Pero claro, mirar las cosas desde esta óptica nos descuadra el discurso y hasta nos daña la vista bonita. Además implica pensarnos el tema de la desigualdad social, y maluco que en esa tarea nos tachen de guerrilleros y comunistas (tal como le sucedió a Héctor Abad Gómez y a otros tantos). Así las cosas, con ese tipo de indignación por el reclutamiento infantil podemos movilizar grandes marchas y medios de comunicación; pero nunca estará ni cerca de garantizar los derechos a los niños porque no los entiende, porque no está pensando realmente en ellos y sus contextos.

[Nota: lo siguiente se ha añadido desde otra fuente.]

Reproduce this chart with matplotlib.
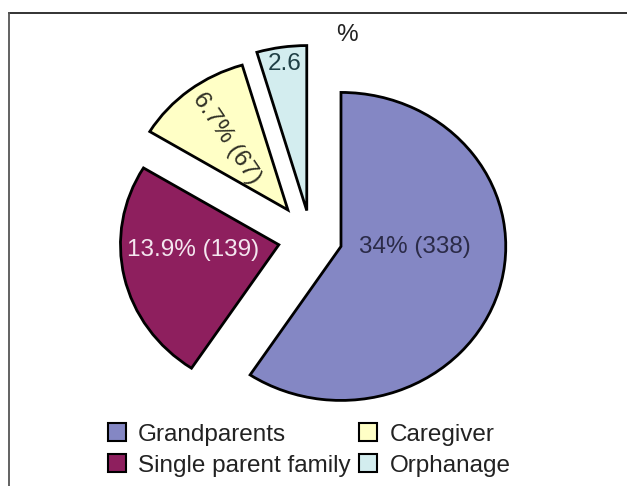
import matplotlib
matplotlib.use("Agg")
import matplotlib.pyplot as plt
from matplotlib.patches import Patch
from matplotlib.lines import Line2D

plt.rcParams['font.family'] = ['Liberation Sans', 'DejaVu Sans']

# Living arrangement data
categories = ["Grandparents", "Single parent family", "Caregiver", "Orphanage"]
counts = [338, 139, 67, 26]
pct_labels = ["34% (338)", "13.9% (139)", "6.7% (67)", "2.6"]
colors = ["#8487c4", "#8e1f5e", "#ffffc6", "#d3edef"]
explode = [0.19, 0.2, 0.23, 0.18]
slice_radius = [154, 148, 151, 165]

W, H = 627, 486
SX = 1.07  # horizontal stretch of the drawing
R = 154

fig = plt.figure(figsize=(W / 100, H / 100), dpi=100)
ax = fig.add_axes([0, 0, 1, 1])

cx, cy = 311 / SX, H - 238
wedges, _ = ax.pie(counts, colors=colors, explode=[e * R for e in explode],
                   startangle=90, counterclock=False, center=(cx, cy), radius=R,
                   wedgeprops=dict(edgecolor="black", linewidth=2.0))
for w, r in zip(wedges, slice_radius):
    w.set_radius(r)
ax.set_aspect("auto")
ax.set_xlim(0, W / SX)
ax.set_ylim(0, H)
ax.axis("off")

fs = 17.5
# slice labels
ax.text(415 / SX, H - 247, pct_labels[0], fontsize=fs, color="#2b2b48",
        ha="center", va="center")
ax.text(193 / SX, H - 250, pct_labels[1], fontsize=fs, color="#f4e6ef",
        ha="center", va="center")
ax.text(227 / SX, H - 138, pct_labels[2], fontsize=fs, color="#2f2f24",
        ha="center", va="center", rotation=-56)
ax.text(285 / SX, H - 64, pct_labels[3], fontsize=fs, color="#1f3f45",
        ha="center", va="center")
ax.text(347 / SX, H - 35, "%", fontsize=fs, color="#222222",
        ha="center", va="center")

# frame lines (top and left only)
fig.add_artist(Line2D([9 / W, 1], [1 - 13.5 / H, 1 - 13.5 / H],
                      transform=fig.transFigure, color="#222222", lw=1.3))
fig.add_artist(Line2D([9 / W, 9 / W], [0, 1 - 13.5 / H],
                      transform=fig.transFigure, color="#555555", lw=1.3))

handles = [Patch(facecolor=c, edgecolor="black", linewidth=1.5) for c in colors]
leg = fig.legend(handles, categories, loc="center",
                 bbox_to_anchor=(309 / W, 1 - 450 / H),
                 ncol=2, frameon=False, fontsize=fs, handlelength=0.75,
                 handleheight=0.75, handletextpad=0.5, columnspacing=0.35,
                 labelspacing=0.35, borderpad=0)
for t in leg.get_texts():
    t.set_color("#222222")

fig.savefig("out.png", dpi=100, facecolor="white")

Lo mismo pasa cuando se pone sobre la mesa el debate sobre la eutanasia. Las frases más hermosas en defensa del derecho a la vida salen a relucir, sin embargo, la forma en que se materializa ese derecho y sus complejidades a muy pocos les importan. En el centro de la discusión deberían estar los pacientes que desean hacer uso de la llamada muerte digna junto a sus historias, sus dolores y sus sentires; pero no, ponerle carne y hueso puede restarle elegancia, puede hacernos ceder en los discursos religiosos y morales en que siempre hemos  creído. Algo así, nos saca de sí y mejor se opta por continuar desde la retórica.

Mientras hay personas postradas en la cama, sabiendo que su vida se ha acabado y que lo que ahora las invade es un camino de dolor hacia la muerte; hay otros  que desde la comodidad de sus vidas saludables se atreven a decir, como si fueran seres superiores, que el dolor no es gran cosa y que la existencia por la mera existencia es el propósito. Sin importar que por esta argumentación el derecho a la vida se vuelve incómodo y sin sentido por el sólo hecho de ser impuesto y no elegido.

Situaciones así como la del reclutamiento forzado infantil y de la eutanasia, donde los derechos requieren anclarse en realidades y no en discursos bonitos, hay muchas, se me vienen a la cabeza varias relacionadas con el aborto, el suicidio, y el matrimonio y la adopción igualitarias… Sé que no es un cambio de óptica sencillo, reta la capacidad de análisis, nos lleva al descubrimiento de problemáticas más complicadas de las que creíamos ver, implica pensar soluciones creativas y endógenas que no están dadas a priori. Pero si realmente se quieren dar debates con altura y revisar los derechos como un asunto central de la dignidad humana, esta labor se hace necesaria y muy urgente.